Written instruction:
Pictures do not belong in your copy. Repeat all the other data exactly.

= = = = =

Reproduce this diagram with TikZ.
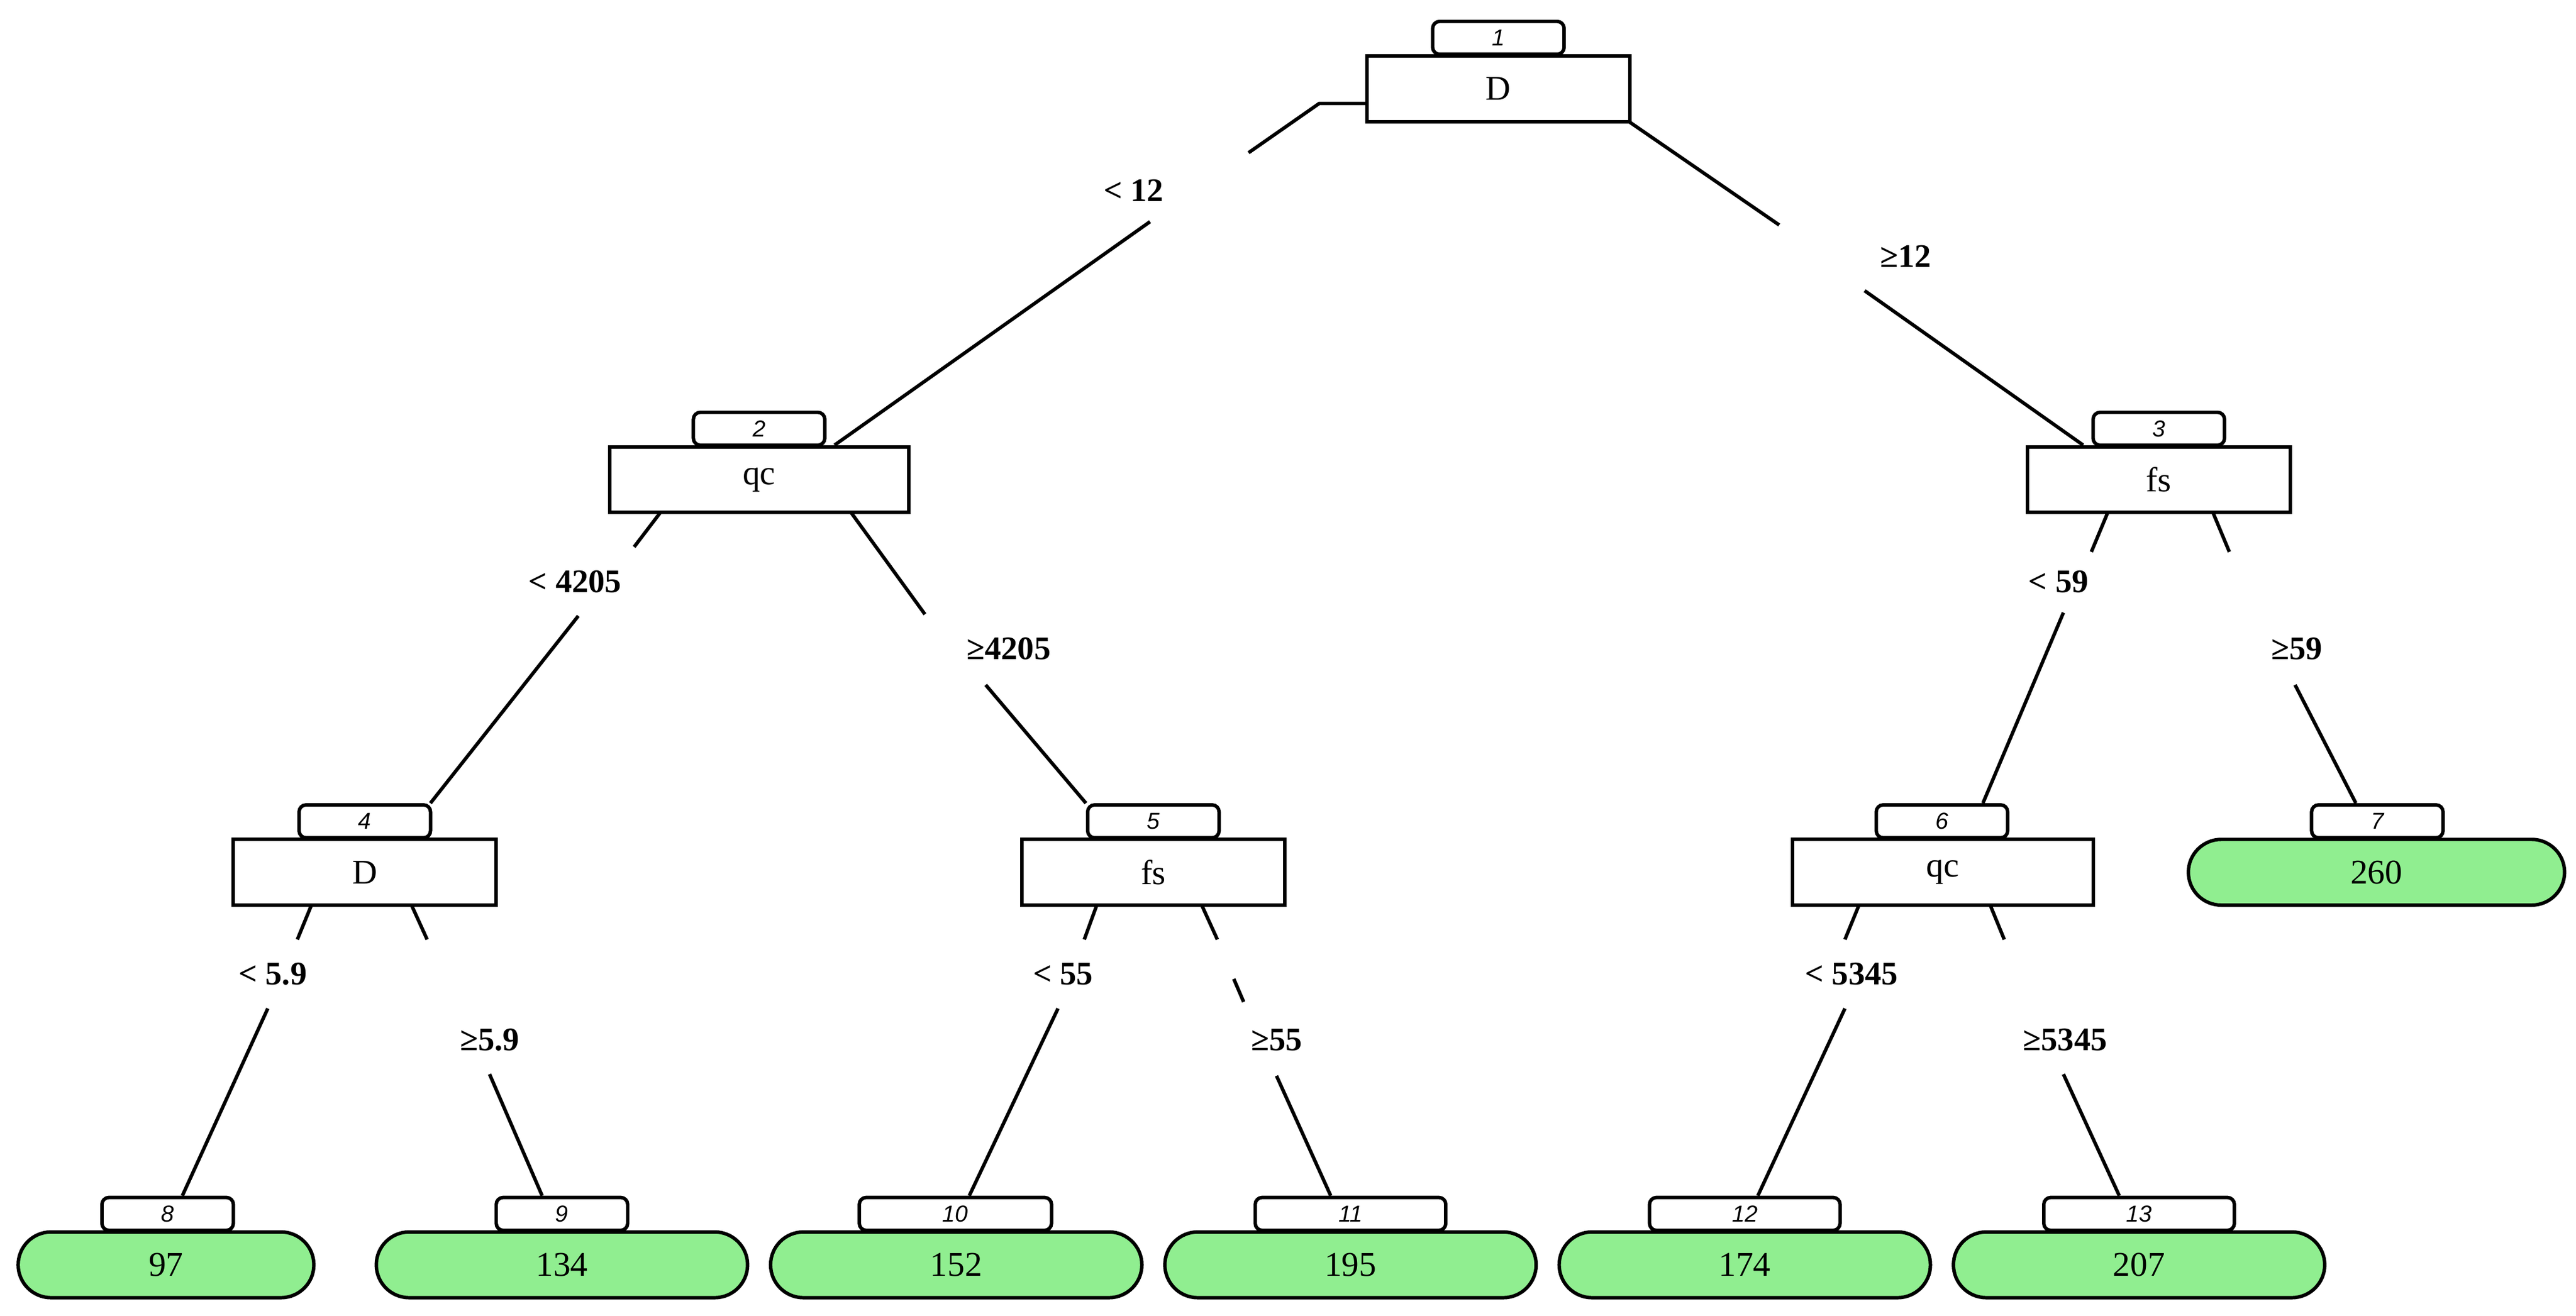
\documentclass[tikz,border=0pt]{standalone}
\usepackage{fontspec}
\setmainfont{Liberation Serif}
\newfontfamily\numfont{Liberation Sans}
\begin{document}
\begin{tikzpicture}[x=0.01cm,y=-0.01cm,line width=0.6pt,
  mainbox/.style={draw,fill=white,rectangle,font=\fontsize{6}{7}\selectfont},
  numbox/.style={draw,fill=white,rounded corners=1.2pt,font=\numfont\itshape\fontsize{4}{5}\selectfont},
  leafbox/.style={draw,fill=green!45!white!90!black,rounded corners=0.2cm,font=\fontsize{6}{7}\selectfont},
  elabel/.style={font=\bfseries\fontsize{5.7}{7}\selectfont}]
\definecolor{leafg}{RGB}{144,238,144}
\useasboundingbox (0,0) rectangle (1568,801);
% box helper
\newcommand{\tnode}[8]{% name, x1, x2, y1(label top), lx1, lx2, style, text
  \node[numbox,minimum width={(#6-#5)*0.01cm},minimum height=0.2cm,anchor=north west,inner sep=0pt] (#1n) at (#5,#4) {#1};
  \node[#7,minimum width={(#3-#2)*0.01cm},minimum height=0.4cm,anchor=north west,inner sep=0pt] (#1) at (#2,#4+21) {#8};}
% edges first
\coordinate (e1a) at (831,63); \coordinate (e1b) at (803,63); \coordinate (e1c) at (760,93);
\coordinate (e1d) at (700,135); \coordinate (e1e) at (508,271);
\draw (e1a) -- (e1b) -- (e1c); \draw (e1d) -- (e1e);
\coordinate (e2a) at (990,73); \coordinate (e2b) at (1083,137); \coordinate (e2c) at (1135,177); \coordinate (e2d) at (1268,271);
\draw (e2a) -- (e2b); \draw (e2c) -- (e2d);
\coordinate (e3a) at (402,312); \coordinate (e3b) at (386,333); \coordinate (e3c) at (352,375); \coordinate (e3d) at (262,489);
\draw (e3a) -- (e3b); \draw (e3c) -- (e3d);
\coordinate (e4a) at (518,312); \coordinate (e4b) at (563,374); \coordinate (e4c) at (600,417); \coordinate (e4d) at (661,489);
\draw (e4a) -- (e4b); \draw (e4c) -- (e4d);
\coordinate (e5a) at (1283,312); \coordinate (e5b) at (1273,336); \coordinate (e5c) at (1256,373); \coordinate (e5d) at (1207,489);
\draw (e5a) -- (e5b); \draw (e5c) -- (e5d);
\coordinate (e6a) at (1347,312); \coordinate (e6b) at (1357,336); \coordinate (e6c) at (1397,417); \coordinate (e6d) at (1434,489);
\draw (e6a) -- (e6b); \draw (e6c) -- (e6d);
\coordinate (e7a) at (190,550); \coordinate (e7b) at (181,572); \coordinate (e7c) at (163,614); \coordinate (e7d) at (111,728);
\draw (e7a) -- (e7b); \draw (e7c) -- (e7d);
\coordinate (e8a) at (250,550); \coordinate (e8b) at (260,572); \coordinate (e8c) at (298,654); \coordinate (e8d) at (330,728);
\draw (e8a) -- (e8b); \draw (e8c) -- (e8d);
\coordinate (e9a) at (668,550); \coordinate (e9b) at (660,572); \coordinate (e9c) at (644,614); \coordinate (e9d) at (590,728);
\draw (e9a) -- (e9b); \draw (e9c) -- (e9d);
\coordinate (e10a) at (731,550); \coordinate (e10b) at (741,572); \coordinate (e10e) at (751,596); \coordinate (e10f) at (757,610); \coordinate (e10c) at (777,655); \coordinate (e10d) at (810,728);
\draw (e10a) -- (e10b); \draw (e10e) -- (e10f); \draw (e10c) -- (e10d);
\coordinate (e11a) at (1132,550); \coordinate (e11b) at (1123,572); \coordinate (e11c) at (1123,614); \coordinate (e11d) at (1070,728);
\draw (e11a) -- (e11b); \draw (e11c) -- (e11d);
\coordinate (e12a) at (1211,550); \coordinate (e12b) at (1220,572); \coordinate (e12c) at (1256,654); \coordinate (e12d) at (1290,728);
\draw (e12a) -- (e12b); \draw (e12c) -- (e12d);
% nodes
\tnode{1}{831}{991}{12}{871}{951}{mainbox}{D}
\tnode{2}{370}{552}{250}{421}{501}{mainbox}{qc}
\tnode{3}{1233}{1393}{250}{1273}{1353}{mainbox}{fs}
\tnode{4}{141}{301}{489}{181}{261}{mainbox}{D}
\tnode{5}{621}{781}{489}{661}{741}{mainbox}{fs}
\tnode{6}{1090}{1273}{489}{1141}{1221}{mainbox}{qc}
\tnode{7}{1331}{1560}{489}{1406}{1486}{leafbox,fill=leafg}{260}
\tnode{8}{10}{190}{728}{61}{141}{leafbox,fill=leafg}{97}
\tnode{9}{228}{454}{728}{301}{381}{leafbox,fill=leafg}{134}
\tnode{10}{468}{694}{728}{522}{639}{leafbox,fill=leafg}{152}
\tnode{11}{708}{934}{728}{763}{879}{leafbox,fill=leafg}{195}
\tnode{12}{948}{1174}{728}{1003}{1119}{leafbox,fill=leafg}{174}
\tnode{13}{1188}{1414}{728}{1243}{1359}{leafbox,fill=leafg}{207}
% edge labels
\node[elabel] (l1) at (690,116) {< 12};
\node[elabel] (l2) at (1160,156) {≥12};
\node[elabel] (l3) at (350,354) {< 4205};
\node[elabel] (l4) at (614,395) {≥4205};
\node[elabel] (l5) at (1253,354) {< 59};
\node[elabel] (l6) at (1398,395) {≥59};
\node[elabel] (l7) at (166,593) {< 5.9};
\node[elabel] (l8) at (298,633) {≥5.9};
\node[elabel] (l9) at (647,593) {< 55};
\node[elabel] (l10) at (777,633) {≥55};
\node[elabel] (l11) at (1127,593) {< 5345};
\node[elabel] (l12) at (1257,633) {≥5345};
\end{tikzpicture}
\end{document}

= = = = =

Task result:
Reproduce this diagram with TikZ.
\documentclass[tikz,border=0pt]{standalone}
\usepackage{fontspec}
\setmainfont{Liberation Serif}
\newfontfamily\numfont{Liberation Sans}
\begin{document}
\begin{tikzpicture}[x=0.01cm,y=-0.01cm,line width=0.6pt,
  mainbox/.style={draw,fill=white,rectangle,font=\fontsize{6}{7}\selectfont},
  numbox/.style={draw,fill=white,rounded corners=1.2pt,font=\numfont\itshape\fontsize{4}{5}\selectfont},
  leafbox/.style={draw,fill=green!45!white!90!black,rounded corners=0.2cm,font=\fontsize{6}{7}\selectfont},
  elabel/.style={font=\bfseries\fontsize{5.7}{7}\selectfont}]
\definecolor{leafg}{RGB}{144,238,144}
\useasboundingbox (0,0) rectangle (1568,801);
% box helper
\newcommand{\tnode}[8]{% name, x1, x2, y1(label top), lx1, lx2, style, text
  \node[numbox,minimum width={(#6-#5)*0.01cm},minimum height=0.2cm,anchor=north west,inner sep=0pt] (#1n) at (#5,#4) {#1};
  \node[#7,minimum width={(#3-#2)*0.01cm},minimum height=0.4cm,anchor=north west,inner sep=0pt] (#1) at (#2,#4+21) {#8};}
% edges first
\coordinate (e1a) at (831,63); \coordinate (e1b) at (803,63); \coordinate (e1c) at (760,93);
\coordinate (e1d) at (700,135); \coordinate (e1e) at (508,271);
\draw (e1a) -- (e1b) -- (e1c); \draw (e1d) -- (e1e);
\coordinate (e2a) at (990,73); \coordinate (e2b) at (1083,137); \coordinate (e2c) at (1135,177); \coordinate (e2d) at (1268,271);
\draw (e2a) -- (e2b); \draw (e2c) -- (e2d);
\coordinate (e3a) at (402,312); \coordinate (e3b) at (386,333); \coordinate (e3c) at (352,375); \coordinate (e3d) at (262,489);
\draw (e3a) -- (e3b); \draw (e3c) -- (e3d);
\coordinate (e4a) at (518,312); \coordinate (e4b) at (563,374); \coordinate (e4c) at (600,417); \coordinate (e4d) at (661,489);
\draw (e4a) -- (e4b); \draw (e4c) -- (e4d);
\coordinate (e5a) at (1283,312); \coordinate (e5b) at (1273,336); \coordinate (e5c) at (1256,373); \coordinate (e5d) at (1207,489);
\draw (e5a) -- (e5b); \draw (e5c) -- (e5d);
\coordinate (e6a) at (1347,312); \coordinate (e6b) at (1357,336); \coordinate (e6c) at (1397,417); \coordinate (e6d) at (1434,489);
\draw (e6a) -- (e6b); \draw (e6c) -- (e6d);
\coordinate (e7a) at (190,550); \coordinate (e7b) at (181,572); \coordinate (e7c) at (163,614); \coordinate (e7d) at (111,728);
\draw (e7a) -- (e7b); \draw (e7c) -- (e7d);
\coordinate (e8a) at (250,550); \coordinate (e8b) at (260,572); \coordinate (e8c) at (298,654); \coordinate (e8d) at (330,728);
\draw (e8a) -- (e8b); \draw (e8c) -- (e8d);
\coordinate (e9a) at (668,550); \coordinate (e9b) at (660,572); \coordinate (e9c) at (644,614); \coordinate (e9d) at (590,728);
\draw (e9a) -- (e9b); \draw (e9c) -- (e9d);
\coordinate (e10a) at (731,550); \coordinate (e10b) at (741,572); \coordinate (e10e) at (751,596); \coordinate (e10f) at (757,610); \coordinate (e10c) at (777,655); \coordinate (e10d) at (810,728);
\draw (e10a) -- (e10b); \draw (e10e) -- (e10f); \draw (e10c) -- (e10d);
\coordinate (e11a) at (1132,550); \coordinate (e11b) at (1123,572); \coordinate (e11c) at (1123,614); \coordinate (e11d) at (1070,728);
\draw (e11a) -- (e11b); \draw (e11c) -- (e11d);
\coordinate (e12a) at (1211,550); \coordinate (e12b) at (1220,572); \coordinate (e12c) at (1256,654); \coordinate (e12d) at (1290,728);
\draw (e12a) -- (e12b); \draw (e12c) -- (e12d);
% nodes
\tnode{1}{831}{991}{12}{871}{951}{mainbox}{D}
\tnode{2}{370}{552}{250}{421}{501}{mainbox}{qc}
\tnode{3}{1233}{1393}{250}{1273}{1353}{mainbox}{fs}
\tnode{4}{141}{301}{489}{181}{261}{mainbox}{D}
\tnode{5}{621}{781}{489}{661}{741}{mainbox}{fs}
\tnode{6}{1090}{1273}{489}{1141}{1221}{mainbox}{qc}
\tnode{7}{1331}{1560}{489}{1406}{1486}{leafbox,fill=leafg}{260}
\tnode{8}{10}{190}{728}{61}{141}{leafbox,fill=leafg}{97}
\tnode{9}{228}{454}{728}{301}{381}{leafbox,fill=leafg}{134}
\tnode{10}{468}{694}{728}{522}{639}{leafbox,fill=leafg}{152}
\tnode{11}{708}{934}{728}{763}{879}{leafbox,fill=leafg}{195}
\tnode{12}{948}{1174}{728}{1003}{1119}{leafbox,fill=leafg}{174}
\tnode{13}{1188}{1414}{728}{1243}{1359}{leafbox,fill=leafg}{207}
% edge labels
\node[elabel] (l1) at (690,116) {< 12};
\node[elabel] (l2) at (1160,156) {≥12};
\node[elabel] (l3) at (350,354) {< 4205};
\node[elabel] (l4) at (614,395) {≥4205};
\node[elabel] (l5) at (1253,354) {< 59};
\node[elabel] (l6) at (1398,395) {≥59};
\node[elabel] (l7) at (166,593) {< 5.9};
\node[elabel] (l8) at (298,633) {≥5.9};
\node[elabel] (l9) at (647,593) {< 55};
\node[elabel] (l10) at (777,633) {≥55};
\node[elabel] (l11) at (1127,593) {< 5345};
\node[elabel] (l12) at (1257,633) {≥5345};
\end{tikzpicture}
\end{document}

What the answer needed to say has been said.